Q. This is a question from way back. From high school, playing for your father, what coaching philosophies, what basketball techniques have you carried over to today as college coach?
COACH BOB HUGGINS: Virtually everything. We run the same man offense that he ran. We ran the same zone offense until a year ago when we kind of made some changes, although that's still part of what we do against a zone. A lot of what he did and stressed defensively we do. Obviously I've had to change some things. But I think the core is basically what he did, what I kind of grew up around from the time I was old enough to walk until, well really, today. Still sometimes when I don't understand things I call him.
Q. Kind of a follow up to that question: As you build a team and a program to your ideal specifications, how close is this team to a that?
COACH BOB HUGGINS: I wish I could do that. I've never been in a place where we could select guys. We always just had to get the best guys we could and then work to their strengths. We pressed when I had guys that could really run, and then when I got Danny Fortson, and if somebody beat him, Danny would trip him or tackle him. I didn't see a consensus First-Team All America sitting on the bench as helping me much. We kind of got away from that and ran a lot more sets for Danny. And we've changed through the years because we kind of have to we have to do that.
We can't I would like to I would have liked to sometime in my career have had that opportunity just to go out and say, I like that guy. That's the guy I want. But it's never worked out for me that way.
Q. Washington has sort of flipped a switch in January and they say they came together as a team. Obviously that happens with a lot of clubs. I wonder how difficult you think that is for a team to go through? And what are some of the toughest times you have had doing that with a team?
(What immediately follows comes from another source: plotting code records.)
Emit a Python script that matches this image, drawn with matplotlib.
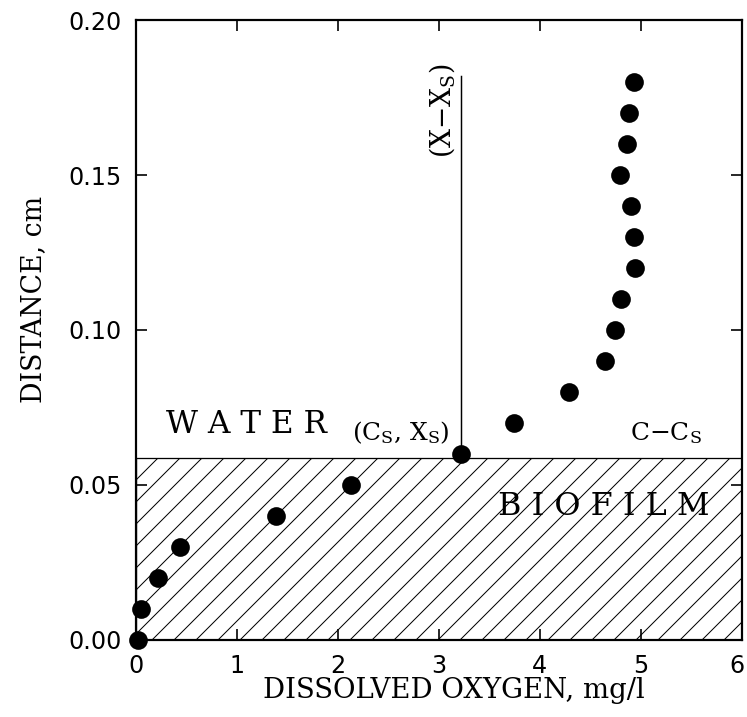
import matplotlib
matplotlib.use("Agg")
import matplotlib.pyplot as plt
import matplotlib.transforms as mtransforms

# data: dissolved oxygen (mg/l) vs distance (cm)
oxygen = [0.02, 0.05, 0.22, 0.44, 1.39, 2.13, 3.22, 3.74, 4.29, 4.64, 4.74,
          4.80, 4.94, 4.93, 4.90, 4.79, 4.86, 4.88, 4.93]
distance = [0.0, 0.01, 0.02, 0.03, 0.04, 0.05, 0.06, 0.07, 0.08, 0.09, 0.10,
            0.11, 0.12, 0.13, 0.14, 0.15, 0.16, 0.17, 0.18]
biofilm_top = 0.0587
surface_x = 3.22
surface_line_top = 0.182
xticks = [0, 1, 2, 3, 4, 5, 6]
yticks = [0.00, 0.05, 0.10, 0.15, 0.20]
ytick_labels = ["0.00", "0.05", "0.10", "0.15", "0.20"]

DPI = 132
plt.rcParams['hatch.linewidth'] = 0.55
plt.rcParams['mathtext.fontset'] = 'dejavuserif'
fig = plt.figure(figsize=(747 / DPI, 717 / DPI), dpi=DPI)
ax = fig.add_axes([0.1814, 0.1074, 0.8119, 0.8647])

serif = "DejaVu Serif"

ax.fill_between([0, 6], 0, biofilm_top, facecolor="white", edgecolor="black",
                hatch="//", linewidth=0.7, zorder=1)
ax.plot([surface_x, surface_x], [biofilm_top, surface_line_top], color="black",
        lw=0.8, zorder=2)
ax.plot(oxygen, distance, "o", color="black", markersize=9.2, zorder=4, clip_on=False)

ax.set_xlim(0, 6)
ax.set_ylim(0, 0.20)
ax.set_xticks(xticks)
ax.set_yticks(yticks)
ax.set_yticklabels(ytick_labels)
ax.tick_params(direction="in", length=6, width=0.9, top=True, right=True,
               labelsize=13, pad=7.5)
for lab in ax.get_xticklabels() + ax.get_yticklabels():
    lab.set_family("DejaVu Sans")
# keep the last x tick label inside the canvas
last = ax.get_xticklabels()[-1]
last.set_transform(last.get_transform() +
                   mtransforms.ScaledTranslation(-5 / DPI, 0, fig.dpi_scale_trans))
for s in ax.spines.values():
    s.set_linewidth(1.2)

ax.set_xlabel("DISSOLVED OXYGEN, mg/l", family=serif, fontsize=15)
ax.set_ylabel("DISTANCE, cm", family=serif, fontsize=14.6)
ax.xaxis.set_label_coords(0.525, -0.06)
ax.yaxis.set_label_coords(-0.146, 0.55)

ax.text(1.10, 0.0695, "W A T E R", family=serif, fontsize=17, ha="center", va="center")
ax.text(4.63, 0.0432, "B I O F I L M", family=serif, fontsize=17.4, ha="center",
        va="center", zorder=3)
ax.text(3.11, 0.0625, r"(C$_\mathrm{S}$, X$_\mathrm{S}$)", family=serif, fontsize=13.6,
        ha="right", va="bottom")
ax.text(5.25, 0.0625, r"C$-$C$_\mathrm{S}$", family=serif, fontsize=13.6,
        ha="center", va="bottom")
ax.text(3.03, 0.1706, r"(X$-$X$_\mathrm{S}$)", family=serif, fontsize=14.5,
        ha="center", va="center", rotation=90)

fig.savefig("out.png", dpi=DPI)
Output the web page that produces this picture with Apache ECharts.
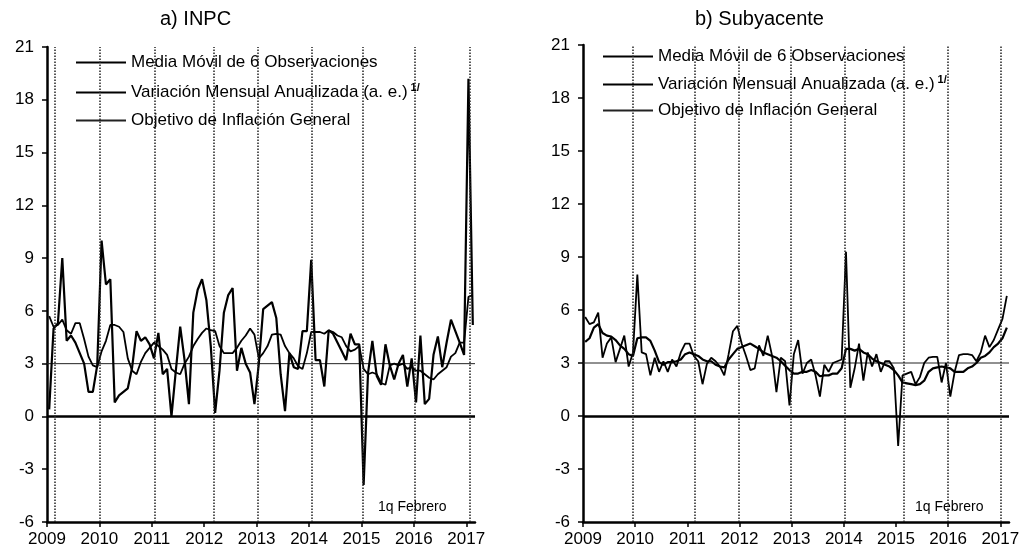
<!DOCTYPE html>
<html lang="es">
<head>
<meta charset="UTF-8">
<title>INPC y Subyacente</title>
<script src="https://cdn.jsdelivr.net/npm/echarts@6/dist/echarts.min.js"></script>
<style>
  body { margin: 0; background: #fff; }
  .panel { position: absolute; top: 0; width: 513px; height: 554px; }
</style>
</head>
<body>
<div id="a" class="panel" style="left:0"></div>
<div id="b" class="panel" style="left:513px"></div>
<script>
// datos mensuales, ene-2009 a 1q feb-2017 (se dibujan a mitad de mes)
var anios = ['2009', '2010', '2011', '2012', '2013', '2014', '2015', '2016', '2017'];
var objetivo = 3;

var inpcMedia = [
  5.7, 5.1, 5.2, 5.5, 4.9, 4.7, 5.3, 5.3, 4.4, 3.4,
  2.9, 2.8, 3.7, 4.3, 5.2, 5.2, 5.1, 4.8, 3.3, 2.6,
  2.4, 3.1, 3.6, 3.9, 4.2, 4.0, 3.8, 3.5, 2.7, 2.5,
  2.4, 3.0, 3.4, 4.0, 4.4, 4.75, 5.0, 4.9, 4.85, 4.0,
  3.6, 3.6, 3.6, 3.9, 4.3, 4.6, 5.0, 4.65, 3.3, 3.6,
  4.0, 4.65, 4.7, 4.65, 4.0, 3.6, 3.3, 2.85, 2.7, 3.6,
  4.8, 4.8, 4.8, 4.7, 4.9, 4.8, 4.6, 4.5, 4.0, 3.7,
  3.8, 4.0, 2.7, 2.4, 2.5, 2.4, 1.9, 1.8, 2.9, 3.0,
  2.9, 3.0, 2.7, 2.8, 2.6, 2.6, 2.4, 2.2, 2.1, 2.4,
  2.6, 2.8, 3.4, 3.6, 4.2, 4.2, 6.8, 6.9
];
var inpcVar = [
  0.4, 5.0, 5.3, 9.0, 4.3, 4.6, 4.2, 3.6, 3.0, 1.4,
  1.4, 2.9, 10.0, 7.5, 7.8, 0.8, 1.2, 1.4, 1.6, 2.8,
  4.85, 4.3, 4.5, 4.1, 3.3, 4.75, 2.4, 2.7, 0.0, 2.6,
  5.1, 3.2, 0.7, 5.9, 7.2, 7.8, 6.6, 4.0, 0.2, 2.6,
  5.9, 6.9, 7.3, 2.6, 3.9, 3.0, 2.5, 0.7, 3.0, 6.1,
  6.3, 6.5, 5.6, 2.4, 0.3, 3.6, 2.8, 2.7, 4.85, 4.85,
  8.9, 3.2, 3.2, 1.7, 4.9, 4.7, 4.2, 3.7, 3.2, 4.7,
  4.1, 4.1, -3.9, 2.45, 4.3, 2.3, 1.8, 4.1, 2.9, 2.1,
  3.0, 3.5, 1.7, 3.3, 0.8, 4.6, 0.7, 1.0, 3.5, 4.55,
  2.8, 4.2, 5.5, 4.85, 4.2, 3.5, 19.2, 5.2
];
var subMedia = [
  4.2, 4.4, 5.0, 5.2, 4.7, 4.55, 4.5, 4.3, 4.0, 3.8,
  3.5, 3.4, 4.4, 4.45, 4.45, 4.25, 3.7, 3.05, 2.9, 3.05,
  3.05, 3.1, 3.2, 3.5, 3.6, 3.5, 3.4, 3.2, 3.1, 3.1,
  2.9, 2.8, 2.75, 3.2, 3.5, 3.8, 3.9, 4.0, 4.1, 3.95,
  3.8, 3.6, 3.5, 3.4, 3.3, 3.1, 2.85, 2.6, 2.4, 2.4,
  2.5, 2.5, 2.6, 2.5, 2.25, 2.3, 2.3, 2.4, 2.4, 2.7,
  3.8, 3.8, 3.7, 3.8, 3.6, 3.5, 3.25, 3.1, 3.0, 2.9,
  2.8, 2.6, 2.3, 1.9, 1.85, 1.8, 1.75, 1.8, 2.0, 2.5,
  2.7, 2.75, 2.8, 2.75, 2.7, 2.5, 2.5, 2.5, 2.7, 2.8,
  3.0, 3.3, 3.4, 3.6, 3.9, 4.1, 4.4, 5.0
];
var subVar = [
  5.6, 5.2, 5.3, 5.85, 3.3, 4.1, 4.45, 3.05, 3.8, 4.55,
  2.8, 3.6, 8.0, 3.6, 3.5, 2.3, 3.3, 2.5, 3.1, 2.5,
  3.2, 2.8, 3.6, 4.1, 4.1, 3.4, 3.1, 1.8, 2.95, 3.3,
  3.1, 2.8, 2.3, 3.5, 4.8, 5.1, 4.1, 3.4, 2.6, 2.7,
  4.0, 3.4, 4.55, 3.4, 1.35, 3.3, 3.1, 0.6, 3.5, 4.3,
  2.4, 3.0, 3.2, 2.3, 1.1, 2.9, 2.5, 3.0, 3.1, 3.2,
  9.3, 1.6, 2.7, 4.1, 2.0, 3.6, 2.8, 3.5, 2.5, 3.1,
  3.1, 2.7, -1.7, 2.3, 2.4, 2.5, 1.8, 2.2, 3.0, 3.3,
  3.35, 3.35, 1.9, 3.0, 1.1, 2.5, 3.45, 3.5, 3.5, 3.45,
  3.1, 3.6, 4.55, 3.9, 4.3, 4.9, 5.5, 6.8
];
// lineas punteadas verticales (en meses desde ene-2009)
var marcasA = [1.7, 12, 24.6, 38.2, 48.2, 60.6, 72.3, 84.3, 96.7];
var marcasB = [11.5, 25.7, 35.8, 47.7, 60.1, 73.9, 84, 96];

var nombres = ['Media Móvil de 6 Observaciones', 'Variación Mensual Anualizada (a. e.)', 'Objetivo de Inflación General'];
var fuente = '"Liberation Sans", Arial, sans-serif';

function serie(valores) {
  return valores.map(function (v, i) { return [i + 0.5, v]; });
}

function dibujar(id, cfg) {
  var chart = echarts.init(document.getElementById(id));
  var option = {
    animation: false,
    backgroundColor: '#fff',
    textStyle: { fontFamily: fuente, color: '#000' },
    title: {
      text: cfg.titulo,
      left: cfg.tituloX,
      top: 4,
      textStyle: { fontFamily: fuente, fontSize: 20, fontWeight: 'normal', color: '#000' }
    },
    legend: {
      data: nombres,
      orient: 'vertical',
      left: cfg.leyendaX,
      top: cfg.leyendaY,
      padding: 0,
      itemWidth: 50,
      itemHeight: 12,
      itemGap: cfg.leyendaGap,
      selectedMode: false,
      itemStyle: { opacity: 0 },
      formatter: function (name) {
        return name === nombres[1] ? name + '{s|1/}' : name;
      },
      textStyle: {
        fontFamily: fuente, fontSize: cfg.leyendaFuente, color: '#000',
        rich: { s: { fontSize: 11, fontWeight: 'bold', padding: [0, 0, 10, 3] } }
      }
    },
    grid: { left: cfg.gridX, top: cfg.gridY, width: cfg.ancho, height: cfg.alto },
    xAxis: {
      type: 'value',
      min: 0,
      max: 98,
      interval: 12,
      axisLine: { onZero: false, lineStyle: { color: '#000', width: 2.5 } },
      axisTick: { length: 5, lineStyle: { color: '#000', width: 1.5 },
        customValues: anios.map(function (a, k) { return k * 12; }) },
      axisLabel: {
        fontSize: 17, color: '#000', margin: 9,
        customValues: anios.map(function (a, k) { return k * 12; }),
        formatter: function (v) { return anios[Math.round(v / 12)]; }
      },
      splitLine: { show: false }
    },
    yAxis: {
      type: 'value',
      min: -6,
      max: 21,
      interval: 3,
      axisLine: { show: true, lineStyle: { color: '#000', width: 2.5 } },
      axisTick: { show: true, length: 5, lineStyle: { color: '#000', width: 1.5 } },
      axisLabel: { fontSize: 17, color: '#000', margin: 13 },
      splitLine: { show: false }
    },
    graphic: [{
      type: 'text',
      left: cfg.notaX,
      top: 500,
      style: { text: '1q Febrero', font: '14px ' + fuente, fill: '#000' }
    }],
    series: [
      {
        name: nombres[2],
        type: 'line',
        symbol: 'none',
        data: [[0, objetivo], [98, objetivo]],
        itemStyle: { color: '#222' },
        lineStyle: { color: '#222', width: 1 },
        markLine: {
          silent: true,
          symbol: 'none',
          label: { show: false },
          data: [{ yAxis: 0, lineStyle: { color: '#000', width: 2.5, type: 'solid' } }]
            .concat(cfg.marcas.map(function (x) {
              return { xAxis: x, lineStyle: { color: '#222', width: 1.5, type: [1.5, 1.5] } };
            }))
        }
      },
      {
        name: nombres[0],
        type: 'line',
        symbol: 'none',
        data: serie(cfg.media),
        itemStyle: { color: '#000' },
        lineStyle: { color: '#000', width: cfg.anchoMedia }
      },
      {
        name: nombres[1],
        type: 'line',
        symbol: 'none',
        data: serie(cfg.variacion),
        itemStyle: { color: '#000' },
        lineStyle: { color: '#000', width: cfg.anchoVar }
      }
    ]
  };
  chart.setOption(option);
}

dibujar('a', {
  titulo: 'a) INPC', tituloX: 155,
  leyendaX: 75, leyendaY: 54, leyendaGap: 11, leyendaFuente: 17,
  gridX: 47, gridY: 47, ancho: 428, alto: 475,
  notaX: 378,
  marcas: marcasA,
  media: inpcMedia, variacion: inpcVar,
  anchoMedia: 1.8, anchoVar: 2.2
});
dibujar('b', {
  titulo: 'b) Subyacente', tituloX: 177,
  leyendaX: 89, leyendaY: 48, leyendaGap: 9, leyendaFuente: 17,
  gridX: 70, gridY: 45, ancho: 426, alto: 477,
  notaX: 402,
  marcas: marcasB,
  media: subMedia, variacion: subVar,
  anchoMedia: 2.2, anchoVar: 1.8
});
</script>
</body>
</html>
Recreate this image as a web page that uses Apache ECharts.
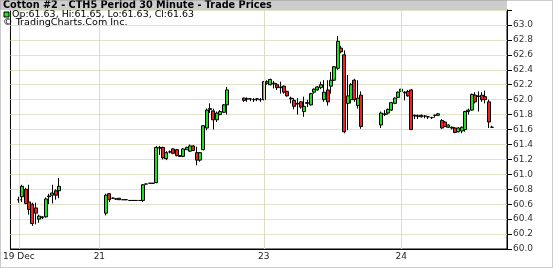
<!DOCTYPE html>
<html><head><meta charset="utf-8">
<script src="https://cdn.jsdelivr.net/npm/echarts@6/dist/echarts.min.js"></script>
<style>html,body{margin:0;padding:0;background:#fff}#c{width:553px;height:268px}</style>
</head><body><div id="c"></div>
<script>
const gap = n => new Array(n).fill(null);

const opens = [null,null,60.66,60.70,60.80,60.63,60.60,60.55,60.40,60.42,60.43,60.70,60.72,60.78,60.78,
 ...gap(13),
 60.48,60.74,60.68,60.67,60.68,60.66,60.66,60.65,60.65,60.65,60.65,60.65,60.87,60.88,60.88,60.89,61.36,61.36,61.21,61.30,61.34,61.33,61.25,61.24,61.33,61.31,61.38,61.29,61.19,61.33,61.62,61.88,61.85,61.73,61.80,61.83,61.93,
 ...gap(4),
 62.02,62.01,62.01,62.00,62.01,62.00,62.00,62.22,62.20,62.22,62.20,62.17,62.18,62.11,62.02,61.99,61.95,61.97,61.84,61.96,61.93,62.10,62.13,62.16,62.00,62.13,62.18,62.26,62.42,62.69,62.60,61.95,62.00,62.26,61.92,62.06,
 ...gap(5),
 61.66,61.80,61.82,61.86,61.95,62.03,62.11,62.10,62.11,62.13,61.79,61.78,61.79,61.78,61.77,61.76,61.79,61.79,61.72,61.70,61.63,61.62,61.62,61.57,61.58,61.60,61.84,61.86,62.06,62.05,62.06,62.04,61.97,61.63,
 ...gap(4)];

const closes = [null,null,60.66,60.84,60.61,60.53,60.34,60.48,60.44,60.43,60.67,60.71,60.75,60.72,60.84,
 ...gap(13),
 60.72,60.66,60.68,60.67,60.66,60.66,60.66,60.65,60.65,60.65,60.65,60.86,60.87,60.88,60.88,61.36,61.35,61.22,61.29,61.30,61.28,61.25,61.24,61.34,61.36,61.38,61.32,61.19,61.29,61.65,61.86,61.87,61.73,61.82,61.84,61.93,62.13,
 ...gap(4),
 61.99,62.01,62.01,62.00,62.01,62.00,62.24,62.24,62.27,62.21,62.16,62.16,62.10,62.05,62.01,61.91,61.94,61.90,61.91,61.95,62.08,62.14,62.17,62.20,62.10,61.97,62.26,62.44,62.78,62.64,61.57,62.05,62.20,62.00,62.02,61.64,
 ...gap(5),
 61.82,61.81,61.87,61.96,62.02,62.10,62.14,62.09,62.05,61.60,61.78,61.78,61.77,61.78,61.77,61.76,61.79,61.81,61.62,61.64,61.66,61.63,61.56,61.62,61.63,61.84,61.86,62.07,61.97,62.04,62.00,62.00,61.70,61.63,
 ...gap(4)];

const lows = [null,null,60.62,60.63,60.60,60.46,60.31,60.33,60.35,60.40,60.42,60.60,60.61,60.66,60.68,
 ...gap(13),
 60.45,60.63,60.67,60.66,60.66,60.66,60.66,60.65,60.65,60.65,60.65,60.63,60.87,60.88,60.88,60.88,61.26,61.20,61.19,61.28,61.27,61.24,61.24,61.23,61.33,61.30,61.31,61.12,61.17,61.32,61.59,61.82,61.60,61.70,61.79,61.82,61.80,
 ...gap(4),
 61.97,61.97,61.98,61.97,61.98,61.97,61.99,62.20,62.19,62.15,62.13,62.08,62.08,62.04,61.95,61.87,61.80,61.88,61.77,61.90,61.92,62.08,62.12,62.14,61.97,61.92,62.08,62.25,62.40,62.62,61.55,61.59,61.95,61.97,61.88,61.61,
 ...gap(5),
 61.62,61.78,61.80,61.85,61.94,62.02,62.10,61.99,62.04,61.59,61.74,61.74,61.76,61.75,61.74,61.74,61.76,61.78,61.61,61.63,61.62,61.60,61.55,61.56,61.55,61.57,61.80,61.85,61.95,61.84,61.97,61.95,61.62,61.63,
 ...gap(4)];

const highs = [null,null,60.70,60.86,60.82,60.86,60.62,60.62,60.46,60.44,60.69,60.74,60.86,60.80,60.95,
 ...gap(13),
 60.74,60.75,60.69,60.68,60.68,60.66,60.66,60.65,60.65,60.65,60.65,60.87,60.87,60.88,60.88,61.38,61.38,61.37,61.31,61.32,61.35,61.34,61.26,61.35,61.37,61.40,61.39,61.37,61.30,61.66,61.88,61.95,61.88,61.84,61.86,61.94,62.17,
 ...gap(4),
 62.03,62.03,62.02,62.02,62.02,62.02,62.25,62.26,62.28,62.25,62.22,62.24,62.19,62.12,62.04,62.02,62.02,61.98,62.04,62.00,62.09,62.15,62.18,62.24,62.26,62.26,62.37,62.45,62.85,62.72,62.66,62.33,62.22,62.28,62.26,62.11,
 ...gap(5),
 61.84,61.86,61.88,61.97,62.03,62.11,62.15,62.11,62.13,62.14,61.80,61.80,61.80,61.79,61.78,61.77,61.80,61.82,61.74,61.71,61.67,61.64,61.63,61.63,61.64,61.85,61.88,62.08,62.10,62.11,62.10,62.12,62.00,61.65,
 ...gap(4)];

const categories = opens.map((_, i) => String(i));
const tickIndex = [2, 26, 75, 116];
const tickText = ['19 Dec', '21', '23', '24'];
const titleText = 'Cotton #2 - CTH5 Period 30 Minute - Trade Prices';
const lastBarText = 'Op:61.63, Hi:61.65, Lo:61.63, Cl:61.63';
const sourceText = '\u00A9 TradingCharts.Com Inc.';

const candles = opens.map((o, i) => o == null ? ['-', '-', '-', '-'] : [o, closes[i], lows[i], highs[i]]);

const chart = echarts.init(document.getElementById('c'), null, {renderer: 'canvas'});
chart.setOption({
  animation: false,
  grid: {left: 5, right: 46, top: 10, bottom: 19, show: true, borderColor: '#000', borderWidth: 1, backgroundColor: '#fff'},
  xAxis: {
    type: 'category', data: categories, boundaryGap: true,
    axisLine: {show: true, lineStyle: {color: '#000'}},
    axisTick: {show: false},
    splitLine: {show: false},
    axisLabel: {
      interval: (i) => tickIndex.includes(i),
      formatter: (v, i) => { const k = tickIndex.indexOf(i); return k >= 0 ? tickText[k] : ''; },
      fontSize: 9, color: '#222', margin: 3, fontFamily: 'DejaVu Sans'
    }
  },
  yAxis: {
    type: 'value', position: 'right', min: 60, max: 63.2, interval: 0.2,
    axisLine: {show: true, lineStyle: {color: '#000'}},
    axisTick: {show: true, length: 5, lineStyle: {color: '#000'}},
    axisLabel: {formatter: v => v > 63.05 ? '' : v.toFixed(1), fontSize: 9, color: '#333', margin: 6, fontFamily: 'DejaVu Sans'},
    splitLine: {show: true, lineStyle: {color: '#e2e2c8'}}
  },
  series: [
    {type: 'line', data: [], z: 1, silent: true,
     markLine: {silent: true, symbol: 'none', label: {show: false}, animation: false,
       lineStyle: {color: '#deddc4', type: 'solid', width: 1},
       data: tickIndex.map(i => ({xAxis: categories[i]}))}},
    {type: 'candlestick', z: 3, data: candles, barWidth: 3.5,
     itemStyle: {color: '#22dd22', color0: '#ee2222', borderColor: '#000', borderColor0: '#000', borderWidth: 1}}
  ],
  graphic: [
    {type: 'rect', shape: {x: 0, y: 0, width: 507, height: 10}, style: {fill: '#cdcdcd'}, z: 10},
    {type: 'text', x: 3, y: 0.5, z: 11, style: {text: titleText, font: 'bold 9.7px "DejaVu Sans"', fill: '#000', verticalAlign: 'top'}},
    {type: 'rect', shape: {x: 4, y: 12, width: 5, height: 5}, style: {fill: '#22dd22', stroke: '#000', lineWidth: 1}, z: 11},
    {type: 'text', x: 12, y: 11, scaleX: 1.18, z: 11, style: {text: lastBarText, font: '8px "DejaVu Sans"', fill: '#000', verticalAlign: 'top'}},
    {type: 'text', x: 3, y: 19, scaleX: 1.2, z: 11, style: {text: sourceText, font: '8px "DejaVu Sans"', fill: '#000', verticalAlign: 'top'}},
    {type: 'rect', shape: {x: 0.5, y: 0.5, width: 552, height: 267}, style: {fill: 'none', stroke: '#999', lineWidth: 1, lineDash: [1, 1]}, z: 12}
  ]
});
</script>
</body></html>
COACH BOB HUGGINS: I don't know a lot about their situation, so it's hard for me to answer that part of it. Yeah, I think it's hard when you try to put new guys into situations. And I think people have to understand their roles. And I think that's probably the hardest thing we do in coaching is get guys to do what they can do well. Because seemingly everybody wants to prove all the things they can't do, rather than the things they do well. And then I think that takes some time, obviously.
Q. Bob, can you talk about the challenge of defending Quincy and is there any player you face this year that he reminds you of?
COACH BOB HUGGINS: You guys always ask me that question, and I never know. I don't know that about anybody. Right off the top of my head, I can't tell you who he reminds me of. I know he's a heck of a player. And we're going to have to do a great job on him. I think the thing that makes him so good is he scores in so many different ways. He can face you up and make jump shots, he can drive it to the basket either way, he can play in the post, he's a terrific offensive rebounder. It's just there's not a lot of things offensively that he can't do.
Q. From a coaching viewpoint, compare your two styles of teams, yours and Washington's. What does each team have to do to be able to enforce their will and play to their style?
COACH BOB HUGGINS: I think they're as good in transition as anybody in the country. I think they're probably the best transition team in the country. It's not that difficult to run off of misses. It's very difficult to run off of makes. And I think if you look at their film, they get it out of the net and they've got tremendous team speed. They really run the floor. And we're going to have to get back and get back in bunches. We can't be all scattered out. We have to really run the floor and get back and be prepared to guard because they're coming at you at a very high rate of speed.